# [RAW DATA]
----

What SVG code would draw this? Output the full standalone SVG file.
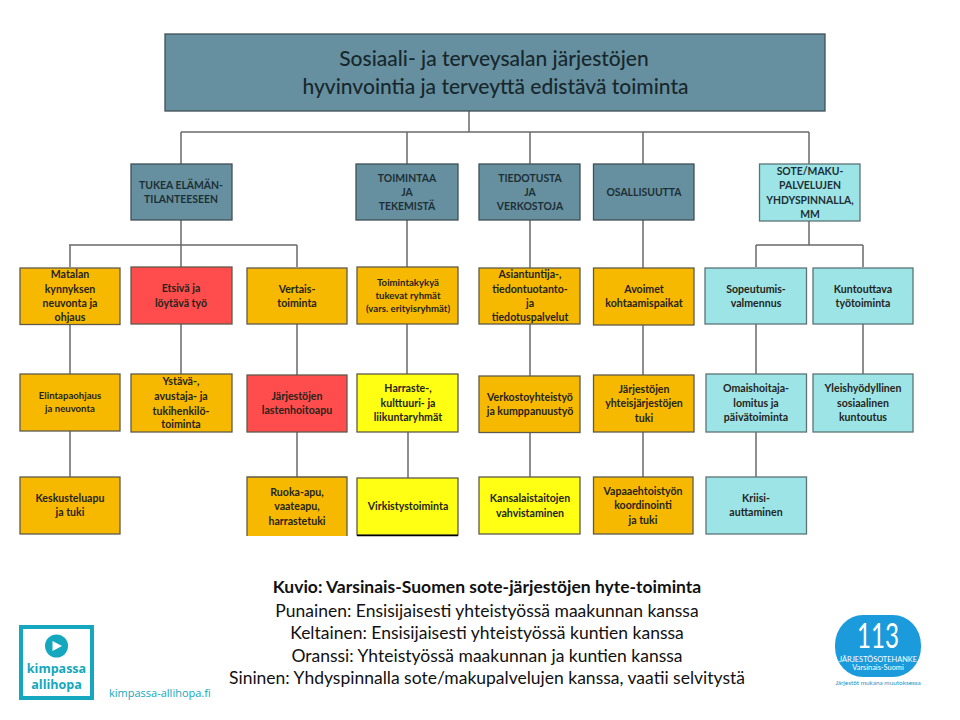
<svg xmlns="http://www.w3.org/2000/svg" width="960" height="720" viewBox="0 0 960 720">
<style>
.b{stroke:#5f5a4a;stroke-width:1.3}
.steel{fill:#66909f;stroke:#3f4f56}
.org{fill:#f7b900}
.red{fill:#ff4d4d}
.yel{fill:#ffff14}
.cy{fill:#9ce4e6;stroke:#5c7478}
.t{font-family:"Lato","Open Sans",sans-serif;font-weight:700;font-size:10.6px;text-anchor:middle;fill:#26241a}
.u{font-size:10.4px;fill:#1d2f36}
.s{font-size:9.6px}
.h{font-family:"Lato",sans-serif;font-weight:500;font-size:21px;text-anchor:middle;fill:#17272d}
.c{font-family:"Lato",sans-serif;font-size:17.500px;text-anchor:middle;fill:#111}
.con{fill:none;stroke:#6a6a6a;stroke-width:1.5}
.k{font-family:"Open Sans",sans-serif;fill:#14a7bd}
.w{font-family:"Lato",sans-serif;fill:#fff;text-anchor:middle}
</style>
<g id="connectors" class="con">
<path d="M469 111V132M181 132H809M181 132V164M407 132V164M530 132V164M643 132V164M809 132V164"/>
<path d="M181 220V267M69 245H297M70 245V267M297 245V267"/>
<path d="M407 220V267M530 220V268M643 220V268"/>
<path d="M809 221V245M756 245H863M756 245V267M863 245V267"/>
<path d="M70 324V374M70 431V477M181 324V374M297 324V375M297 432V477"/>
<path d="M407 324V374M408 432V478M530 324V376M530 432V477M643 325V375M643 432V477"/>
<path d="M756 324V374M756 432V477M863 324V374"/>
</g>
<g id="root"><rect class="b steel" x="165" y="34" width="660" height="77"/><text class="h" x="494" y="66">Sosiaali- ja terveysalan järjestöjen</text><text class="h" x="495.500" y="94">hyvinvointia ja terveyttä edistävä toiminta</text></g>

<g id="tukea"><rect class="b steel" x="131" y="164" width="101" height="56"/><text class="t u" x="181" y="189">TUKEA ELÄMÄN-</text><text class="t u" x="181" y="203">TILANTEESEEN</text></g>
<g id="toimintaa"><rect class="b steel" x="356" y="164" width="102" height="56"/><text class="t u" x="407" y="182">TOIMINTAA</text><text class="t u" x="407" y="196">JA</text><text class="t u" x="407" y="210">TEKEMISTÄ</text></g>
<g id="tiedotusta"><rect class="b steel" x="479" y="164" width="101" height="56"/><text class="t u" x="530" y="182">TIEDOTUSTA</text><text class="t u" x="530" y="196">JA</text><text class="t u" x="530" y="210">VERKOSTOJA</text></g>
<g id="osallisuutta"><rect class="b steel" x="593.5" y="164" width="100.5" height="56"/><text class="t u" x="644" y="196">OSALLISUUTTA</text></g>
<g id="sote"><rect class="b cy" x="759.5" y="164" width="100.5" height="57"/><text class="t u" x="810" y="175">SOTE/MAKU-</text><text class="t u" x="810" y="189">PALVELUJEN</text><text class="t u" x="810" y="204">YHDYSPINNALLA,</text><text class="t u" x="810" y="218">MM</text></g>

<g id="matalan"><rect class="b org" x="20" y="268" width="100" height="56.500"/><text class="t" x="70" y="278">Matalan</text><text class="t" x="70" y="293">kynnyksen</text><text class="t" x="70" y="307">neuvonta ja</text><text class="t" x="70" y="321">ohjaus</text></g>
<g id="etsiva"><rect class="b red" x="131" y="267" width="101" height="57"/><text class="t" x="181" y="292">Etsivä ja</text><text class="t" x="181" y="307">löytävä työ</text></g>
<g id="vertais"><rect class="b org" x="247" y="268" width="100" height="56"/><text class="t" x="297" y="293">Vertais-</text><text class="t" x="297" y="307">toiminta</text></g>
<g id="toimintakyky"><rect class="b org" x="357" y="267" width="101" height="57"/><text class="t s" x="408" y="286">Toimintakykyä</text><text class="t s" x="408" y="299">tukevat ryhmät</text><text class="t s" x="408" y="312">(vars. erityisryhmät)</text></g>
<g id="asiantuntija"><rect class="b org" x="479" y="268" width="101" height="56"/><text class="t" x="530" y="278">Asiantuntija-,</text><text class="t" x="530" y="293">tiedontuotanto-</text><text class="t" x="530" y="307">ja</text><text class="t" x="530" y="321">tiedotuspalvelut</text></g>
<g id="avoimet"><rect class="b org" x="593.5" y="268" width="100.500" height="57"/><text class="t" x="644" y="293">Avoimet</text><text class="t" x="644" y="307">kohtaamispaikat</text></g>
<g id="sopeutumis"><rect class="b cy" x="705" y="268" width="101.500" height="56"/><text class="t" x="756" y="293">Sopeutumis-</text><text class="t" x="756" y="307">valmennus</text></g>
<g id="kuntouttava"><rect class="b cy" x="813" y="268" width="100" height="56"/><text class="t" x="863" y="293">Kuntouttava</text><text class="t" x="863" y="307">työtoiminta</text></g>

<g id="elintapa"><rect class="b org" x="20" y="374" width="100" height="57"/><text class="t s" x="70" y="399">Elintapaohjaus</text><text class="t s" x="70" y="412">ja neuvonta</text></g>
<g id="ystava"><rect class="b org" x="131" y="374" width="101" height="58"/><text class="t" x="181" y="385">Ystävä-,</text><text class="t" x="181" y="400">avustaja- ja</text><text class="t" x="181" y="415">tukihenkilö-</text><text class="t" x="181" y="428">toiminta</text></g>
<g id="lastenhoito"><rect class="b red" x="247" y="375" width="100" height="57"/><text class="t" x="297" y="400">Järjestöjen</text><text class="t" x="297" y="414">lastenhoitoapu</text></g>
<g id="harraste"><rect class="b yel" x="357" y="374" width="101" height="58"/><text class="t" x="408" y="392">Harraste-,</text><text class="t" x="408" y="407">kulttuuri- ja</text><text class="t" x="408" y="421">liikuntaryhmät</text></g>
<g id="verkosto"><rect class="b org" x="479" y="376" width="101" height="56.500"/><text class="t" x="530" y="401">Verkostoyhteistyö</text><text class="t" x="530" y="415">ja kumppanuustyö</text></g>
<g id="yhteisjarjestot"><rect class="b org" x="593.5" y="375" width="100.500" height="57"/><text class="t" x="644" y="393">Järjestöjen</text><text class="t" x="644" y="407">yhteisjärjestöjen</text><text class="t" x="644" y="422">tuki</text></g>
<g id="omaishoitaja"><rect class="b cy" x="706" y="374" width="100.500" height="58"/><text class="t" x="756" y="392">Omaishoitaja-</text><text class="t" x="756" y="407">lomitus ja</text><text class="t" x="756" y="421">päivätoiminta</text></g>
<g id="yleishyodyllinen"><rect class="b cy" x="813" y="374" width="100" height="58"/><text class="t" x="863" y="392">Yleishyödyllinen</text><text class="t" x="863" y="407">sosiaalinen</text><text class="t" x="863" y="421">kuntoutus</text></g>

<g id="keskustelu"><rect class="b org" x="20" y="477" width="100" height="57"/><text class="t" x="70" y="502">Keskusteluapu</text><text class="t" x="70" y="516">ja tuki</text></g>
<g id="ruoka"><path class="org" d="M247 536V477H347V536"/><path d="M247 536V477H347V536" fill="none" stroke="#5f5a4a" stroke-width="1.3"/><text class="t" x="297" y="496">Ruoka-apu,</text><text class="t" x="297" y="510">vaateapu,</text><text class="t" x="297" y="525">harrastetuki</text></g>
<g id="virkistys"><rect class="b yel" x="357" y="478" width="101" height="57"/><path d="M357 535.500H458" stroke="#000" stroke-width="1.500"/><text class="t" x="408" y="510">Virkistystoiminta</text></g>
<g id="kansalais"><rect class="b yel" x="479" y="477" width="101" height="57"/><text class="t" x="530" y="502">Kansalaistaitojen</text><text class="t" x="530" y="517">vahvistaminen</text></g>
<g id="vapaaehtois"><rect class="b org" x="593.5" y="477" width="99.500" height="57"/><text class="t" x="643" y="495">Vapaaehtoistyön</text><text class="t" x="643" y="509">koordinointi</text><text class="t" x="643" y="524">ja tuki</text></g>
<g id="kriisi"><rect class="b cy" x="706" y="477" width="100.500" height="57"/><text class="t" x="756" y="502">Kriisi-</text><text class="t" x="756" y="516">auttaminen</text></g>

<g id="caption">
<text class="c" x="487" y="593" font-weight="700">Kuvio: Varsinais-Suomen sote-järjestöjen hyte-toiminta</text>
<text class="c" x="487" y="617">Punainen: Ensisijaisesti yhteistyössä maakunnan kanssa</text>
<text class="c" x="487" y="639">Keltainen: Ensisijaisesti yhteistyössä kuntien kanssa</text>
<text class="c" x="487" y="662">Oranssi: Yhteistyössä maakunnan ja kuntien kanssa</text>
<text class="c" x="487" y="684">Sininen: Yhdyspinnalla sote/makupalvelujen kanssa, vaatii selvitystä</text>
</g>
<g id="logo-kimpassa">
<rect x="21" y="627" width="71" height="71" fill="#fff" stroke="#14a7bd" stroke-width="4"/>
<circle cx="56.500" cy="646" r="11.500" fill="#14a7bd"/><path d="M52.500 641L62 646L52.500 651Z" fill="#fff"/>
<text class="k" x="56.500" y="673" font-size="12.500" font-weight="700" text-anchor="middle">kimpassa</text>
<text class="k" x="56.500" y="689" font-size="12.500" font-weight="700" text-anchor="middle">allihopa</text>
<text class="k" x="109" y="697" font-size="11">kimpassa-allihopa.fi</text>
</g>
<g id="logo-113">
<rect x="835" y="615" width="86" height="62" rx="28" ry="30" fill="#1c9bdc"/>
<text class="w" x="878" y="648" font-size="34" textLength="42" lengthAdjust="spacingAndGlyphs">113</text>
<text class="w" x="878" y="661.500" font-size="7.400">JÄRJESTÖSOTEHANKE</text>
<text class="w" x="878" y="669.500" font-size="7.400">Varsinais-Suomi</text>
<text x="878" y="685" font-family="Lato,sans-serif" font-size="6.400" text-anchor="middle" fill="#2a8fc4">Järjestöt mukana muutoksessa</text>
</g>
</svg>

----

# [EXERCISE]
Leave out the pictures and repeat the lines from the start of the material through the line with "terveyttä edistävä toiminta</text></g>", inclusive.

# [COMPLETE RESPONSE]
What SVG code would draw this? Output the full standalone SVG file.
<svg xmlns="http://www.w3.org/2000/svg" width="960" height="720" viewBox="0 0 960 720">
<style>
.b{stroke:#5f5a4a;stroke-width:1.3}
.steel{fill:#66909f;stroke:#3f4f56}
.org{fill:#f7b900}
.red{fill:#ff4d4d}
.yel{fill:#ffff14}
.cy{fill:#9ce4e6;stroke:#5c7478}
.t{font-family:"Lato","Open Sans",sans-serif;font-weight:700;font-size:10.6px;text-anchor:middle;fill:#26241a}
.u{font-size:10.4px;fill:#1d2f36}
.s{font-size:9.6px}
.h{font-family:"Lato",sans-serif;font-weight:500;font-size:21px;text-anchor:middle;fill:#17272d}
.c{font-family:"Lato",sans-serif;font-size:17.500px;text-anchor:middle;fill:#111}
.con{fill:none;stroke:#6a6a6a;stroke-width:1.5}
.k{font-family:"Open Sans",sans-serif;fill:#14a7bd}
.w{font-family:"Lato",sans-serif;fill:#fff;text-anchor:middle}
</style>
<g id="connectors" class="con">
<path d="M469 111V132M181 132H809M181 132V164M407 132V164M530 132V164M643 132V164M809 132V164"/>
<path d="M181 220V267M69 245H297M70 245V267M297 245V267"/>
<path d="M407 220V267M530 220V268M643 220V268"/>
<path d="M809 221V245M756 245H863M756 245V267M863 245V267"/>
<path d="M70 324V374M70 431V477M181 324V374M297 324V375M297 432V477"/>
<path d="M407 324V374M408 432V478M530 324V376M530 432V477M643 325V375M643 432V477"/>
<path d="M756 324V374M756 432V477M863 324V374"/>
</g>
<g id="root"><rect class="b steel" x="165" y="34" width="660" height="77"/><text class="h" x="494" y="66">Sosiaali- ja terveysalan järjestöjen</text><text class="h" x="495.500" y="94">hyvinvointia ja terveyttä edistävä toiminta</text></g>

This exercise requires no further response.